Wednesday, September 30, 2009

The meltdown last year

This is a followup to my post One Year Ago. Seems to me that mortage lenders offering no down payment loans to those without good credit and the bundling of these securities into bonds by Wall Streeters which they sold based on phoney ratings by the rating companies is still be best causal explanation. Still, we need to remember that events are often over-determined; there are many causes. The story about Fannie and Freddie is the favorite of the right who don't like these agencies and were trying to blame the problems on democrats even though they were in control of both houses of Congress and the presidency when the bad stuff took place. A bubble bursting is correct, but the question is why the bubble was so big and the burst so challenging to the financial system. The story about the history of deregulation has some truth, too, but it usually comes from the left blaming everything on Reagan. And we must ask whether all deregulation is bad? Deregulating the airlines wasn't so bad (oh, but Carter did that...but then all deregulation did not start with Reagan. On incentives, Steve Pearlstein had some nice commentary on these recommendations of a high-profile panel at the Aspen gathering this summer:
-- An excise tax on all security trades and a higher tax rate on short-term trading profits.
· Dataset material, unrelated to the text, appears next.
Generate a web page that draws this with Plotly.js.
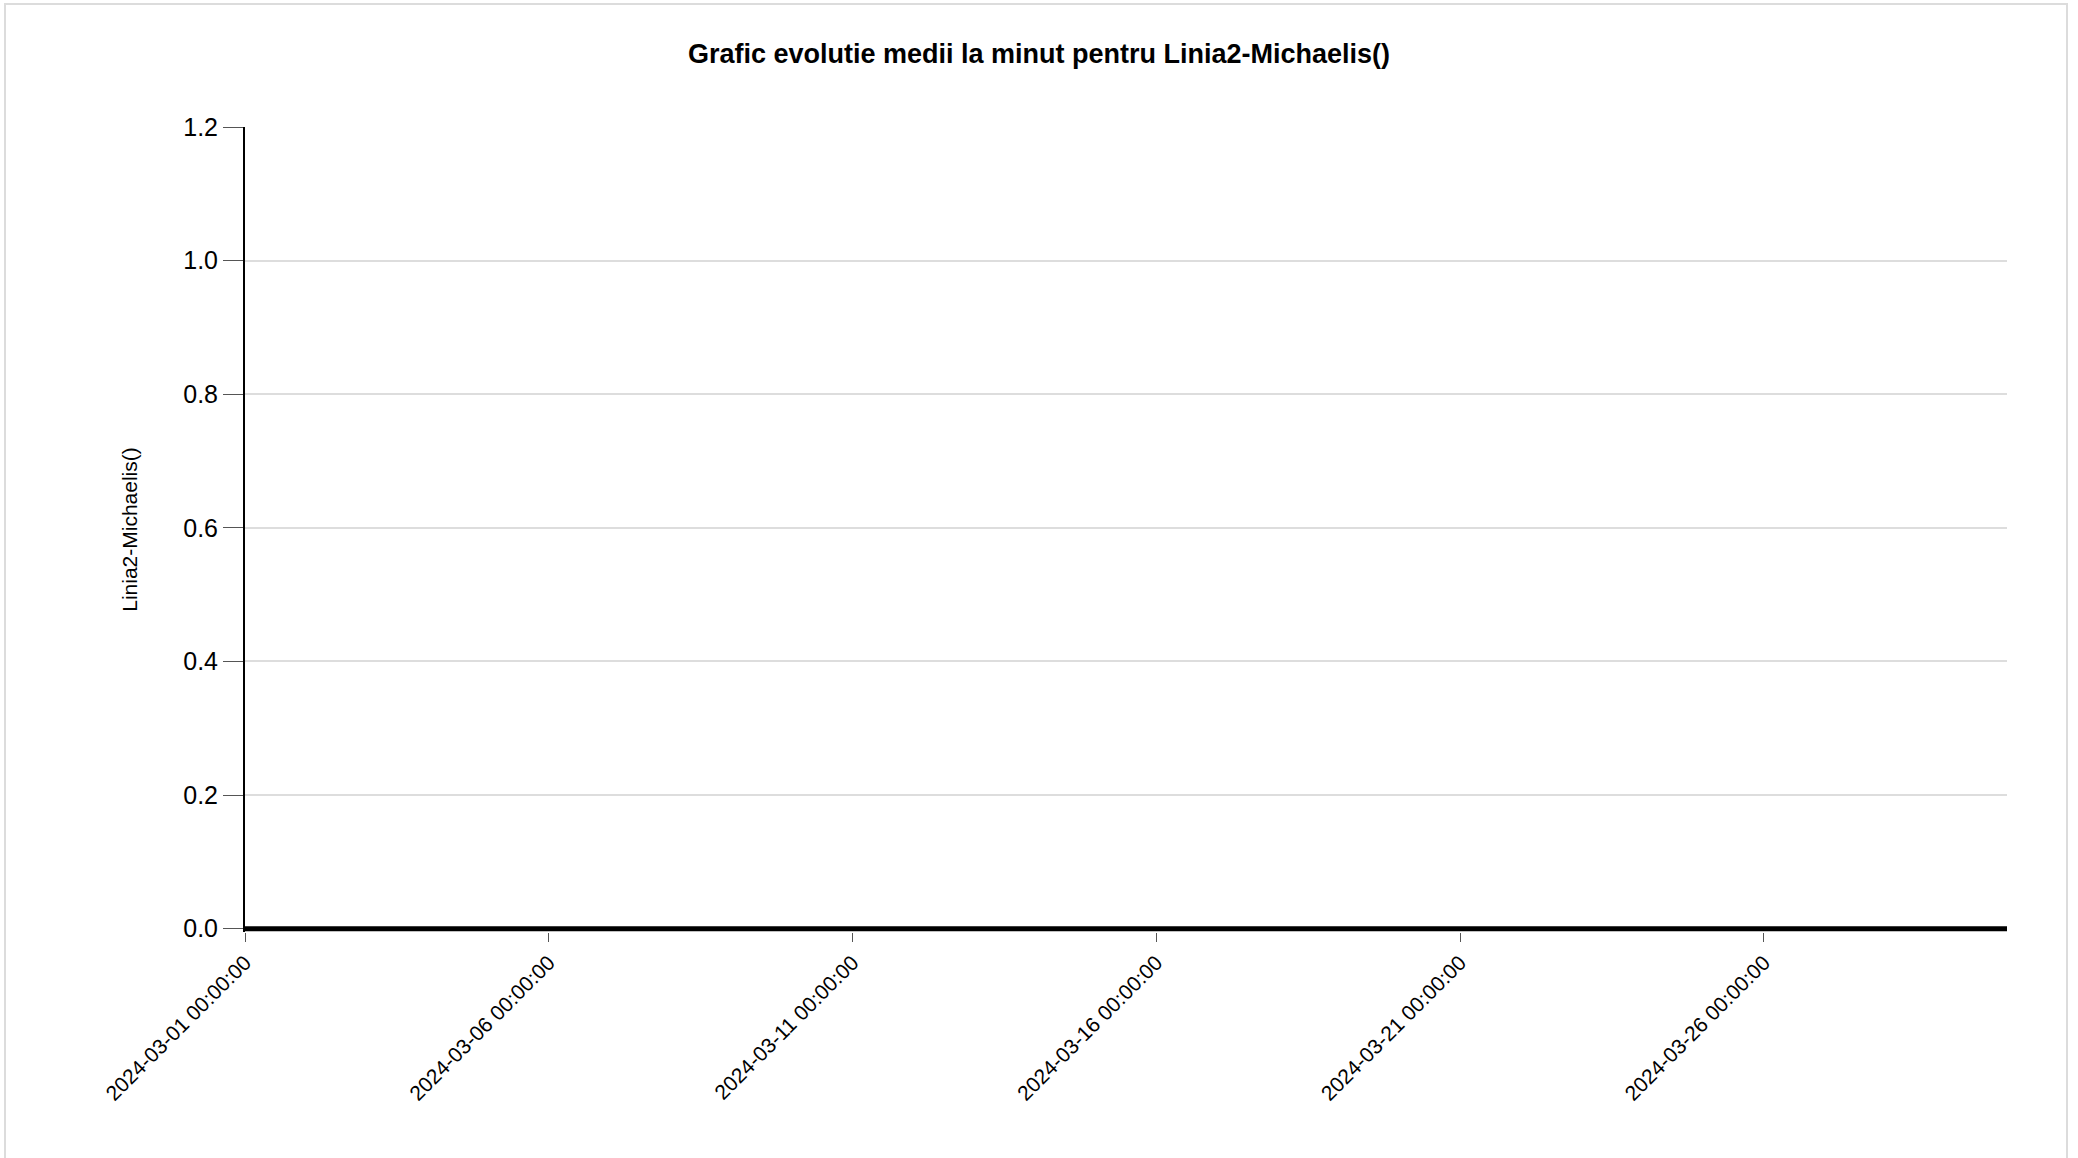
<!DOCTYPE html>
<html>
<head>
<meta charset="utf-8">
<script src="https://cdn.plot.ly/plotly-3.0.1.min.js"></script>
<style>
  html, body { margin: 0; padding: 0; background: #fff; }
  #wrap { position: relative; width: 2078px; height: 1158px; }
  #chart { width: 2078px; height: 1158px; }
  #frame { position: absolute; left: 4px; top: 3px; width: 2064px; height: 1170px;
           border: 2px solid #dcdcdc; box-sizing: border-box; pointer-events: none; }
</style>
</head>
<body>
<div id="wrap">
  <div id="chart"></div>
  <div id="frame"></div>
</div>
<script>
// Data (minute averages were all zero over the month)
const timestamps = [
  "2024-03-01 00:00:00", "2024-03-02 00:00:00", "2024-03-03 00:00:00", "2024-03-04 00:00:00",
  "2024-03-05 00:00:00", "2024-03-06 00:00:00", "2024-03-07 00:00:00", "2024-03-08 00:00:00",
  "2024-03-09 00:00:00", "2024-03-10 00:00:00", "2024-03-11 00:00:00", "2024-03-12 00:00:00",
  "2024-03-13 00:00:00", "2024-03-14 00:00:00", "2024-03-15 00:00:00", "2024-03-16 00:00:00",
  "2024-03-17 00:00:00", "2024-03-18 00:00:00", "2024-03-19 00:00:00", "2024-03-20 00:00:00",
  "2024-03-21 00:00:00", "2024-03-22 00:00:00", "2024-03-23 00:00:00", "2024-03-24 00:00:00",
  "2024-03-25 00:00:00", "2024-03-26 00:00:00", "2024-03-27 00:00:00", "2024-03-28 00:00:00",
  "2024-03-29 00:00:00", "2024-03-30 00:00:00"
];
const values = [
  0, 0, 0, 0, 0, 0, 0, 0, 0, 0,
  0, 0, 0, 0, 0, 0, 0, 0, 0, 0,
  0, 0, 0, 0, 0, 0, 0, 0, 0, 0
];
const xTickValues = [
  "2024-03-01 00:00:00", "2024-03-06 00:00:00", "2024-03-11 00:00:00",
  "2024-03-16 00:00:00", "2024-03-21 00:00:00", "2024-03-26 00:00:00"
];
const yTickValues = [0, 0.2, 0.4, 0.6, 0.8, 1.0, 1.2];
const seriesName = "Linia2-Michaelis()";
const chartTitle = "Grafic evolutie medii la minut pentru Linia2-Michaelis()";

const FONT = "Liberation Sans, Arial, sans-serif";

// small headroom below zero so the thick zero-valued line is not clipped
const yMin = -0.005, yMax = 1.2;
const W = 2078, H = 1158;
const plotTop = 127, zeroPx = 929;
const pxPerUnit = (zeroPx - plotTop) / yMax;
const plotBottom = zeroPx + (-yMin) * pxPerUnit;

const trace = {
  x: timestamps,
  y: values,
  type: "scatter",
  mode: "lines",
  name: seriesName,
  line: { color: "#000000", width: 5 },
  hoverinfo: "x+y"
};

const layout = {
  width: W,
  height: H,
  paper_bgcolor: "#ffffff",
  plot_bgcolor: "#ffffff",
  showlegend: false,
  margin: { l: 245, r: 71, t: plotTop, b: H - plotBottom, pad: 0 },
  font: { family: FONT, color: "#000000" },
  title: {
    text: "<b>" + chartTitle + "</b>",
    font: { family: FONT, size: 27, color: "#000000" },
    x: 0.5, xref: "container", xanchor: "center",
    y: 1 - 54 / H, yref: "container", yanchor: "middle"
  },
  xaxis: {
    type: "date",
    range: [timestamps[0], timestamps[timestamps.length - 1]],
    tickmode: "array",
    tickvals: xTickValues,
    ticktext: xTickValues,
    tickangle: -45,
    tickfont: { family: FONT, size: 21, color: "#000000" },
    ticks: "outside",
    ticklen: 9,
    tickwidth: 1,
    tickcolor: "#555555",
    showgrid: false,
    zeroline: false,
    showline: false,
    automargin: false
  },
  yaxis: {
    range: [yMin, yMax],
    tickmode: "array",
    tickvals: yTickValues,
    tickformat: ".1f",
    tickfont: { family: FONT, size: 25, color: "#000000" },
    ticks: "outside",
    ticklen: 20,
    tickwidth: 1,
    tickcolor: "#555555",
    showgrid: true,
    gridcolor: "#dddddd",
    gridwidth: 2,
    zeroline: false,
    showline: true,
    linecolor: "#000000",
    linewidth: 2,
    automargin: false,
    title: {
      text: seriesName,
      font: { family: FONT, size: 21, color: "#000000" },
      standoff: 40
    }
  }
};

Plotly.newPlot("chart", [trace], layout, { displayModeBar: false, responsive: false });
</script>
</body>
</html>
-- A revised definition of the fiduciary duty that pension and mutual fund managers owe to their investors, along with compensation schemes that better align their incentives with long-term objectives.
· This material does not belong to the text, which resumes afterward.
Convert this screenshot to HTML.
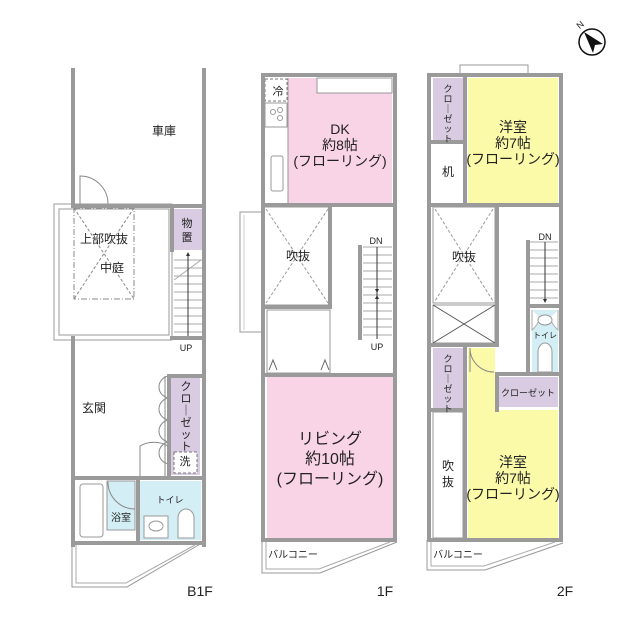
<!DOCTYPE html>
<html><head><meta charset="utf-8"><style>
html,body{margin:0;padding:0;background:#fff;}
svg{display:block;}
text{font-family:"Liberation Sans","Noto Sans CJK JP",sans-serif;fill:#222;}
</style></head><body>
<svg width="640" height="640" viewBox="0 0 640 640" xmlns="http://www.w3.org/2000/svg">
<g fill="none" stroke="#999" stroke-width="1">
<!-- ========== B1F ========== -->
<rect x="174" y="209" width="28" height="41" fill="#d8cbe2" stroke="none"/>
<rect x="171" y="376" width="29" height="74" fill="#d8cbe2" stroke="none"/>
<rect x="171" y="450" width="29" height="25" fill="#d8cbe2" stroke="none"/>
<rect x="107" y="481" width="28" height="49" fill="#d3eef5" stroke="#999"/>
<rect x="140" y="481" width="61" height="59" fill="#d3eef5" stroke="none"/>
<rect x="54" y="204" width="118" height="136" stroke="#999"/>
<rect x="59" y="209" width="110" height="126"/>
<rect x="74" y="208" width="60" height="91" stroke="#888" stroke-dasharray="6,2,1,2"/>
<line x1="74" y1="208" x2="134" y2="299" stroke="#888" stroke-dasharray="3,2"/>
<line x1="134" y1="208" x2="74" y2="299" stroke="#888" stroke-dasharray="3,2"/>
<g stroke="#aaa">
<line x1="174" y1="260" x2="202" y2="260"/><line x1="174" y1="268" x2="202" y2="268"/>
<line x1="174" y1="276" x2="202" y2="276"/><line x1="174" y1="284" x2="202" y2="284"/>
<line x1="174" y1="292" x2="202" y2="292"/><line x1="174" y1="300" x2="202" y2="300"/>
<line x1="174" y1="308" x2="202" y2="308"/><line x1="174" y1="316" x2="202" y2="316"/>
<line x1="174" y1="324" x2="202" y2="324"/><line x1="174" y1="332" x2="202" y2="332"/>
<line x1="174" y1="280" x2="201" y2="260"/>
</g>
<line x1="188" y1="340" x2="188" y2="253" stroke="#333"/>
<path d="M186 256 L188 252 L190 256Z" fill="#333" stroke="none"/>
<path d="M80 204 L80 176 A28 28 0 0 1 108 204" stroke="#888"/>
<g stroke="#888">
<path d="M170 376 A11 11 0 0 0 170 398"/><path d="M170 398 A11 11 0 0 0 170 420"/>
<path d="M170 420 A11 11 0 0 0 170 442"/><path d="M170 442 A11 11 0 0 0 170 464"/>
<path d="M140 478 L140 446 A28 28 0 0 1 168 446"/>
<line x1="165" y1="376" x2="165" y2="478"/>
</g>
<rect x="174" y="452" width="23" height="21" stroke="#777" stroke-dasharray="3,2" fill="#fff"/>
<rect x="80" y="484" width="23" height="53" rx="3"/>
<path d="M108 482 A27 27 0 0 0 135 509" stroke="#888"/>
<rect x="144" y="516" width="24" height="22" fill="#fff"/>
<ellipse cx="156" cy="526" rx="7" ry="5"/>
<path d="M178 538 L178 518 A8 9 0 0 1 194 518 L194 538Z" fill="#fff"/>
<path d="M72 543 L72 587 L127 587 L202 543" stroke="#999"/>
<path d="M76 545 L76 583 L126 583 L195 545" stroke="#aaa"/>
</g>
<g stroke="#9a9a9a" stroke-width="4" fill="none" stroke-linecap="square">
<line x1="73" y1="70" x2="73" y2="204"/><line x1="204" y1="70" x2="204" y2="545"/>
<line x1="73" y1="206" x2="204" y2="206"/>
<line x1="73" y1="338" x2="73" y2="545"/>
<line x1="172" y1="209" x2="172" y2="250"/>
<line x1="172" y1="338" x2="204" y2="338"/>
<line x1="169" y1="376" x2="204" y2="376"/>
<line x1="169" y1="376" x2="169" y2="478"/>
<line x1="73" y1="478" x2="204" y2="478"/>
<line x1="73" y1="543" x2="204" y2="543"/>
<line x1="138" y1="478" x2="138" y2="543"/>
</g>

<!-- ========== 1F ========== -->
<g fill="none" stroke="#999" stroke-width="1">
<rect x="288" y="78" width="104" height="125" fill="#f9d4e7" stroke="none"/>
<rect x="317" y="78" width="75" height="15" fill="#fff"/>
<rect x="265" y="79" width="22" height="22" stroke="#777" stroke-dasharray="3,2"/>
<rect x="265" y="103" width="22" height="24"/>
<circle cx="273" cy="112" r="2.5"/><circle cx="280" cy="110" r="2.5"/><circle cx="280" cy="118" r="2.5"/>
<rect x="271" y="156" width="12" height="35" rx="2"/>
<line x1="288" y1="78" x2="288" y2="203"/>
<rect x="264" y="207" width="66" height="98"/>
<line x1="266" y1="209" x2="328" y2="303" stroke="#999" stroke-dasharray="3,2"/>
<line x1="328" y1="209" x2="266" y2="303" stroke="#999" stroke-dasharray="3,2"/>
<path d="M262 212 L240 212 L240 332 L262 332"/>
<line x1="244" y1="215" x2="244" y2="330" stroke="#ccc"/>
<rect x="267" y="310" width="63" height="63"/>
<path d="M269 370 L273 360 L277 370 M321 370 L325 360 L329 370" stroke="#666"/>
<g stroke="#aaa">
<line x1="363" y1="255" x2="392" y2="255"/><line x1="363" y1="263" x2="392" y2="263"/>
<line x1="363" y1="271" x2="392" y2="271"/><line x1="363" y1="279" x2="392" y2="279"/>
<line x1="363" y1="287" x2="392" y2="287"/><line x1="363" y1="295" x2="392" y2="295"/>
<line x1="363" y1="303" x2="392" y2="303"/><line x1="363" y1="311" x2="392" y2="311"/>
<line x1="363" y1="319" x2="392" y2="319"/><line x1="363" y1="327" x2="392" y2="327"/>
<line x1="363" y1="247" x2="392" y2="247"/><line x1="363" y1="335" x2="392" y2="335"/>
</g>
<line x1="377" y1="247" x2="377" y2="339" stroke="#333"/>
<path d="M375 289 L377 293 L379 289Z M375 299 L377 295 L379 299Z" fill="#333" stroke="none"/>
<rect x="267" y="377" width="126" height="161" fill="#f9d4e7" stroke="none"/>
<path d="M262 540 L262 573 L320 573 L397 542"/>
<path d="M266 542 L266 569 L319 569 L390 542" stroke="#aaa"/>
</g>
<g stroke="#9a9a9a" stroke-width="4" fill="none" stroke-linecap="square">
<line x1="263" y1="75" x2="263" y2="540"/><line x1="395" y1="75" x2="395" y2="540"/>
<line x1="263" y1="75" x2="395" y2="75"/>
<line x1="263" y1="205" x2="395" y2="205"/>
<line x1="263" y1="307" x2="330" y2="307"/>
<line x1="330" y1="205" x2="330" y2="307"/>
<line x1="360" y1="247" x2="360" y2="338"/>
<line x1="263" y1="375" x2="395" y2="375"/>
<line x1="263" y1="540" x2="395" y2="540"/>
</g>

<!-- ========== 2F ========== -->
<g fill="none" stroke="#999" stroke-width="1">
<rect x="460" y="65" width="68" height="9"/>
<rect x="433" y="78" width="30" height="62" fill="#d8cbe2" stroke="none"/>
<rect x="468" y="78" width="90" height="125" fill="#fbfaa8" stroke="none"/>
<rect x="433" y="207" width="62" height="96"/>
<line x1="435" y1="209" x2="493" y2="301" stroke="#999" stroke-dasharray="3,2"/>
<line x1="493" y1="209" x2="435" y2="301" stroke="#999" stroke-dasharray="3,2"/>
<rect x="433" y="305" width="62" height="38"/>
<line x1="433" y1="305" x2="495" y2="343" stroke="#555"/>
<line x1="495" y1="305" x2="433" y2="343" stroke="#555"/>
<g stroke="#aaa">
<line x1="530" y1="250" x2="558" y2="250"/><line x1="530" y1="258" x2="558" y2="258"/>
<line x1="530" y1="266" x2="558" y2="266"/><line x1="530" y1="274" x2="558" y2="274"/>
<line x1="530" y1="282" x2="558" y2="282"/><line x1="530" y1="290" x2="558" y2="290"/>
<line x1="530" y1="298" x2="558" y2="298"/><line x1="530" y1="242" x2="558" y2="242"/>
</g>
<line x1="545" y1="242" x2="545" y2="301" stroke="#333"/>
<path d="M543 299 L545 303 L547 299Z" fill="#333" stroke="none"/>
<path d="M532 310 L558 310 L558 372 L532 372Z" fill="#d3eef5" stroke="none"/>
<path d="M532 310 L532 330 Q537 326 540 318 M558 310 L558 330 Q553 326 550 318" fill="#fff" stroke="#aaa"/>
<ellipse cx="545" cy="320" rx="7" ry="5" fill="#fff"/>
<path d="M538 372 L538 352 A7 9 0 0 1 552 352 L552 372Z" fill="#fff"/>
<rect x="433" y="348" width="30" height="60" fill="#d8cbe2" stroke="none"/>
<rect x="499" y="377" width="59" height="30" fill="#d8cbe2" stroke="none"/>
<path d="M468 348 L495 348 L495 410 L558 410 L558 538 L468 538Z" fill="#fbfaa8" stroke="none"/>
<path d="M470 348 L470 372 M470 348 A24 24 0 0 0 494 372" stroke="#888"/>
<rect x="433" y="412" width="30" height="126"/>
<path d="M427 540 L427 570 L485 570 L563 543"/>
<path d="M431 542 L431 566 L484 566 L555 542" stroke="#aaa"/>
</g>
<g stroke="#9a9a9a" stroke-width="4" fill="none" stroke-linecap="square">
<line x1="429" y1="75" x2="429" y2="540"/><line x1="561" y1="75" x2="561" y2="540"/>
<line x1="429" y1="75" x2="561" y2="75"/>
<line x1="429" y1="142" x2="465" y2="142"/>
<line x1="465" y1="78" x2="465" y2="205"/>
<line x1="429" y1="205" x2="561" y2="205"/>
<line x1="497" y1="205" x2="497" y2="345"/>
<line x1="429" y1="345" x2="497" y2="345"/>
<line x1="528" y1="242" x2="528" y2="374"/>
<line x1="528" y1="306" x2="561" y2="306"/>
<line x1="497" y1="374" x2="561" y2="374"/>
<line x1="497" y1="374" x2="497" y2="410"/>
<line x1="429" y1="410" x2="465" y2="410"/>
<line x1="465" y1="345" x2="465" y2="540"/>
<line x1="429" y1="540" x2="561" y2="540"/>
</g>

<!-- compass -->
<circle cx="592" cy="42" r="13" fill="#fff" stroke="#111" stroke-width="1.5"/>
<path d="M584 32 L603 44 L595 45 L593 53Z" fill="#111"/>
<text x="577" y="28" font-size="9" transform="rotate(-40 580 25)">N</text>

<!-- labels -->
<g font-size="12" text-anchor="middle">
<text x="164" y="135">車庫</text>
<text x="104" y="243">上部吹抜</text>
<text x="112" y="272">中庭</text>
<text x="94" y="412">玄関</text>
<text x="340" y="134" font-size="14">DK</text>
<text x="340" y="150" font-size="14">約8帖</text>
<text x="340" y="166" font-size="14">(フローリング)</text>
<text x="298" y="260">吹抜</text>
<text x="330" y="444" font-size="16">リビング</text>
<text x="330" y="464" font-size="16">約10帖</text>
<text x="330" y="484" font-size="16">(フローリング)</text>
<text x="513" y="132" font-size="14">洋室</text>
<text x="513" y="148" font-size="14">約7帖</text>
<text x="513" y="164" font-size="14">(フローリング)</text>
<text x="464" y="261">吹抜</text>
<text x="448" y="176">机</text>
<text x="448" y="470">吹</text>
<text x="448" y="486">抜</text>
<text x="513" y="467" font-size="14">洋室</text>
<text x="513" y="483" font-size="14">約7帖</text>
<text x="513" y="499" font-size="14">(フローリング)</text>
</g>
<g font-size="11" text-anchor="middle">
<text x="187" y="227">物</text><text x="187" y="241">置</text>
<text x="185" y="465">洗</text>
<text x="121" y="521" font-size="10">浴室</text>
<text x="170" y="503" font-size="9">トイレ</text>
<text x="545" y="338" font-size="8">トイレ</text>
<text x="528" y="396" font-size="9">クローゼット</text>
<text x="376" y="244" font-size="9">DN</text>
<text x="377" y="350" font-size="9">UP</text>
<text x="186" y="351" font-size="9">UP</text>
<text x="545" y="240" font-size="9">DN</text>
<text x="293" y="558" font-size="10">バルコニー</text>
<text x="458" y="558" font-size="10">バルコニー</text>
<text x="200" y="596" font-size="14">B1F</text>
<text x="385" y="596" font-size="14">1F</text>
<text x="565" y="596" font-size="14">2F</text>
<text x="278" y="95" font-size="11">冷</text>
</g>
<!-- vertical closet labels -->
<g font-size="11" text-anchor="middle">
<text x="186" y="390">ク</text><text x="186" y="402">ロ</text><text x="186" y="414">｜</text>
<text x="186" y="426">ゼ</text><text x="186" y="438">ッ</text><text x="186" y="450">ト</text>
</g>
<g font-size="9" text-anchor="middle">
<text x="448" y="92">ク</text><text x="448" y="102">ロ</text><text x="448" y="112">｜</text>
<text x="448" y="122">ゼ</text><text x="448" y="132">ッ</text><text x="448" y="142">ト</text>
<text x="448" y="362">ク</text><text x="448" y="372">ロ</text><text x="448" y="382">｜</text>
<text x="448" y="392">ゼ</text><text x="448" y="402">ッ</text><text x="448" y="412">ト</text>
</g>
</svg>
</body></html>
-- A requirement that only long-term shareholders be allowed to elect directors or vote on corporate governance issues.
-- Fuller disclosure by private investment funds of their holdings and their compensation.
"The roots of this short-termism go back to the 1980s, with the advent of hostile takeovers mounted by activist investors. This newly competitive "market for corporate control" promised to reinvigorate corporate America by replacing entrenched, mediocre managers with those who could boost profits and share prices. In theory, the focus was on increasing shareholder value; in practice, it turned out to mean delivering quarterly results that predictably rose by double digits to satisfy increasingly demanding institutional investors. Executives who delivered on those expectations were rewarded with increasingly generous pay-for-performance schemes.
As fund managers grew more demanding of the short-term performance of corporate executives, investors became more demanding of the short-term performance of fund managers. To deliver better returns, managers responded by moving money from bonds and blue-chip stocks to alternative investments -- real estate, commodities, hedge funds and private equity funds -- where there was more risk, higher leverage and bigger fees. In time, the managers of these alternative investment vehicles began looking for new strategies to improve their results, and Wall Street was only too willing to accommodate with a dizzying new array of products.
At times, it seemed to work spectacularly. During the late '80s, the late '90s, and again during the recent boom, investors earned record returns and corporate executives and money managers earned record pay packages. But after the bubble burst in each cycle, the gains to investors turned out largely to have been a mirage, while the gains of the executives and the money managers remained largely intact.
It is all well and good to vow that compensation schemes will be changed so that executives and money managers sink or swim with their investors, but there is a limit to how far those incentives can be aligned. While these new and improved financial markets promise greater efficiency and liquidity -- except, of course, when they don't -- it's now clear that the benefits of all that efficiency and liquidity are captured largely by the Wall Street middlemen rather than their customers, or the economy as a whole.
The more fundamental problem, as the Aspen panel reminds us, is that the components of modern finance -- the securities, the trading and investment strategies, the financing techniques, the technology, the fee structures and the culture in which they operate -- are all designed to work together to maximize short-term results. And, in such a self-reinforcing system, it is very difficult to change any one feature without changing all the rest."